** begin **
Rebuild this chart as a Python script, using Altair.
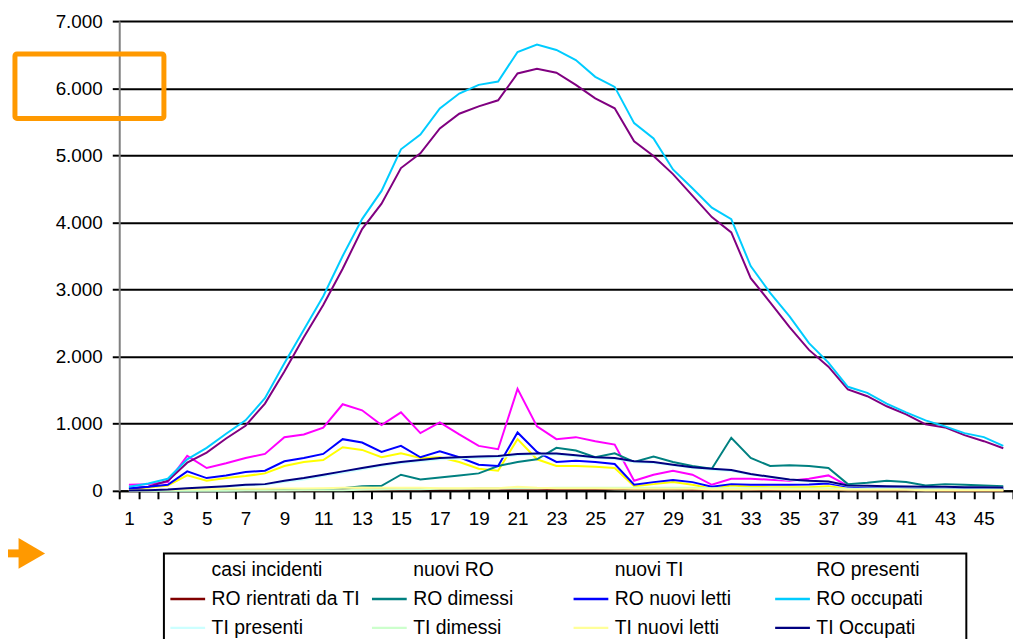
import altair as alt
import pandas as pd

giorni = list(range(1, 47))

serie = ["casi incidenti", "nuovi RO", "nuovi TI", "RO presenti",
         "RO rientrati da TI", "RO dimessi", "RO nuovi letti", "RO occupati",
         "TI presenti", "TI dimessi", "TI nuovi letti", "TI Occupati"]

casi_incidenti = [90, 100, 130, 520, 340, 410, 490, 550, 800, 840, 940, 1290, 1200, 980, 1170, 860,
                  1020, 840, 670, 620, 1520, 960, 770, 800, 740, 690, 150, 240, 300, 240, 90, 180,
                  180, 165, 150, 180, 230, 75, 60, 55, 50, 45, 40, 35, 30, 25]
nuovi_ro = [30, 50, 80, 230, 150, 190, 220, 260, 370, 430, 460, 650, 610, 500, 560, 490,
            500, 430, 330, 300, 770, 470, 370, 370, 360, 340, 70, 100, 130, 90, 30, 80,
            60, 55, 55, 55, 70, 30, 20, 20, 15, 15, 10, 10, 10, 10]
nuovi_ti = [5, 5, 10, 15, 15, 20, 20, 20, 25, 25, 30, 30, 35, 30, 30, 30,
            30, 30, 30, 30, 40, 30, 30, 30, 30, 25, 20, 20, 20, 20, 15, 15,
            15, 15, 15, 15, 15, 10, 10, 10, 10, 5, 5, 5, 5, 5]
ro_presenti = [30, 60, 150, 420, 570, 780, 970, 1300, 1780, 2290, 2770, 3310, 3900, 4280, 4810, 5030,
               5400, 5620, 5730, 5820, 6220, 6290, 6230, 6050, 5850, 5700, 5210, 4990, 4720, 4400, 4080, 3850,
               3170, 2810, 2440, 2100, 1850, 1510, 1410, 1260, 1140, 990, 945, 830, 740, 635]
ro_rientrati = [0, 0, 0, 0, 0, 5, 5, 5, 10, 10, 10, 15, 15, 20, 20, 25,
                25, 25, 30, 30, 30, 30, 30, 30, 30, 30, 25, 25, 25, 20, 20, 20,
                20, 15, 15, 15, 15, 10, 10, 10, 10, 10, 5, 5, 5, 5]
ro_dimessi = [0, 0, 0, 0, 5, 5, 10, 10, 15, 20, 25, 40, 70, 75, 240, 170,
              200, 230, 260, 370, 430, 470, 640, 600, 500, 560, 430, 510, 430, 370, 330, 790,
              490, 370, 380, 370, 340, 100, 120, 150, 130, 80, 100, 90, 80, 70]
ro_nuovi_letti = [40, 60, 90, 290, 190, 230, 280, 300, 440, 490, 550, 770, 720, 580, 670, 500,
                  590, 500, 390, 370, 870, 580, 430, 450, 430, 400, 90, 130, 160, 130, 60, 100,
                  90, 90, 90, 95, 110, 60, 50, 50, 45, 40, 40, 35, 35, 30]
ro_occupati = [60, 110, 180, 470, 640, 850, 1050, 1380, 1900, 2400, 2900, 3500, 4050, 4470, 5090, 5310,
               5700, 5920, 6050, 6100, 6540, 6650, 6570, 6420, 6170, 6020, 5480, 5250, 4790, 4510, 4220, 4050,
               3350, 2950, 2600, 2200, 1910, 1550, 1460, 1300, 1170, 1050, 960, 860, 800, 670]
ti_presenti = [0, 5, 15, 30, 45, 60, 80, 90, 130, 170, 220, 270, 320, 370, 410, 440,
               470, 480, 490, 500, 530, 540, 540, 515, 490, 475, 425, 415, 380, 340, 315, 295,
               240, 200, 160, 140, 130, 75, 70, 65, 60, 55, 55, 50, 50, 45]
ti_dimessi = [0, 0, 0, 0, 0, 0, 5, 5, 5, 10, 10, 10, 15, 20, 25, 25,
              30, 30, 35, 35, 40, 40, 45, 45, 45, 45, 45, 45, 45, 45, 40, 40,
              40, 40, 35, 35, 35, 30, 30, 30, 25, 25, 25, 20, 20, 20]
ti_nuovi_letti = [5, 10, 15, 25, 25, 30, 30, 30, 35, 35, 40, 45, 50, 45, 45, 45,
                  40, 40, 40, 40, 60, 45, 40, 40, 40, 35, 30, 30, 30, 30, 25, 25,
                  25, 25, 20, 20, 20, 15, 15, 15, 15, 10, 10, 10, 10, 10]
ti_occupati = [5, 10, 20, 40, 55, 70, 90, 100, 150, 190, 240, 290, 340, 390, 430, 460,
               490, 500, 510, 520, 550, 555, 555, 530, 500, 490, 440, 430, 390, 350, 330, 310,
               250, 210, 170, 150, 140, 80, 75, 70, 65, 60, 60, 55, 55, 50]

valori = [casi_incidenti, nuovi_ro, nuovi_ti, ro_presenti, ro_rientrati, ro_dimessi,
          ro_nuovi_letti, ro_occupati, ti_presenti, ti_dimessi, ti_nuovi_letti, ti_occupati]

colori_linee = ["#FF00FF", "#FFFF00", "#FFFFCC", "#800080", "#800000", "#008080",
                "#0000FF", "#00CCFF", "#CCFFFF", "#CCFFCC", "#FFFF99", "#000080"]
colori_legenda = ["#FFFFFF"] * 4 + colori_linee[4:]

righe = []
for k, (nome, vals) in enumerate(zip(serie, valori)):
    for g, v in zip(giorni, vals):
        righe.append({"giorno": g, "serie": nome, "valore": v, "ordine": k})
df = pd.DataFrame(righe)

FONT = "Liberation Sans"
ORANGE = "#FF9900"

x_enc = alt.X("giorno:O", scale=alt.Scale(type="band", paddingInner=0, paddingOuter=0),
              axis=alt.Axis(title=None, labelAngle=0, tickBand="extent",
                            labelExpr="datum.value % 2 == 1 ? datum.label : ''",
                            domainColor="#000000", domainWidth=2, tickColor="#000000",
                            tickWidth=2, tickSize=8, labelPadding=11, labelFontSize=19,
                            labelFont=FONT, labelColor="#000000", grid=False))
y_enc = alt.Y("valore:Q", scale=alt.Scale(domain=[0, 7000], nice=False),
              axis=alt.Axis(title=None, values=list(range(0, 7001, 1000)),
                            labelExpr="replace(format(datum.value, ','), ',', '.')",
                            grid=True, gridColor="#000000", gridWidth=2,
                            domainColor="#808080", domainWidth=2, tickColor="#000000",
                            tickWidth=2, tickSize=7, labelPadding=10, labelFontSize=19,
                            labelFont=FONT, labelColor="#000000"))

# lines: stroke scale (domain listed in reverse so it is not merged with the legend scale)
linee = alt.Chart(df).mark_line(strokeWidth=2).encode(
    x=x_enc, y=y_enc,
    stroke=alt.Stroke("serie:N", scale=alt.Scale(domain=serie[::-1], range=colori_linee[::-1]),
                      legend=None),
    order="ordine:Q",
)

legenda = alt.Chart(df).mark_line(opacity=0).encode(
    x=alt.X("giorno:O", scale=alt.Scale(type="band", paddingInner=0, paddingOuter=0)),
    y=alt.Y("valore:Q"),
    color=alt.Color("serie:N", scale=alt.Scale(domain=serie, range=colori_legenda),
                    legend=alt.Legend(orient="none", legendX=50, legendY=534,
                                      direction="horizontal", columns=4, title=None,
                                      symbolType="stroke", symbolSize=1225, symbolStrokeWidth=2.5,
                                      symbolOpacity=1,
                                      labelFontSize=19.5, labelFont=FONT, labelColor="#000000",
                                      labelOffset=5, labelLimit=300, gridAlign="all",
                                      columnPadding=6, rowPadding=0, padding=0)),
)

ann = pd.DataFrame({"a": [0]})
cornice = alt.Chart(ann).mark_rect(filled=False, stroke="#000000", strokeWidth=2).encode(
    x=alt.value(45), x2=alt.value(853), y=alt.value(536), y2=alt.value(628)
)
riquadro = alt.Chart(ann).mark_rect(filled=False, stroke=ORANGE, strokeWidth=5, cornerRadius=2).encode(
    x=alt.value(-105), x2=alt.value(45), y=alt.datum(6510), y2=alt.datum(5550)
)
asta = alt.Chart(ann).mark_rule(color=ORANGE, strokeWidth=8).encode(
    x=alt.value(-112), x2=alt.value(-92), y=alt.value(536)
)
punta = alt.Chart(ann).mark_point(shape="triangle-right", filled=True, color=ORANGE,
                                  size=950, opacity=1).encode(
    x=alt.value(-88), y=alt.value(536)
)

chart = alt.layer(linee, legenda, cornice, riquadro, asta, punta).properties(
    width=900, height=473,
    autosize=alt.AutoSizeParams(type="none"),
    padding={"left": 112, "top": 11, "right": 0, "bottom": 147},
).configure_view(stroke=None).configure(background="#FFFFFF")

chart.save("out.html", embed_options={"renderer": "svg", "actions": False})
** end **
**Your objective:**
Print the data above verbatim from the first line through the line holding "giorni = list(range(1, 47))", leaving every picture out.

**Result of the exercise:**
Rebuild this chart as a Python script, using Altair.
import altair as alt
import pandas as pd

giorni = list(range(1, 47))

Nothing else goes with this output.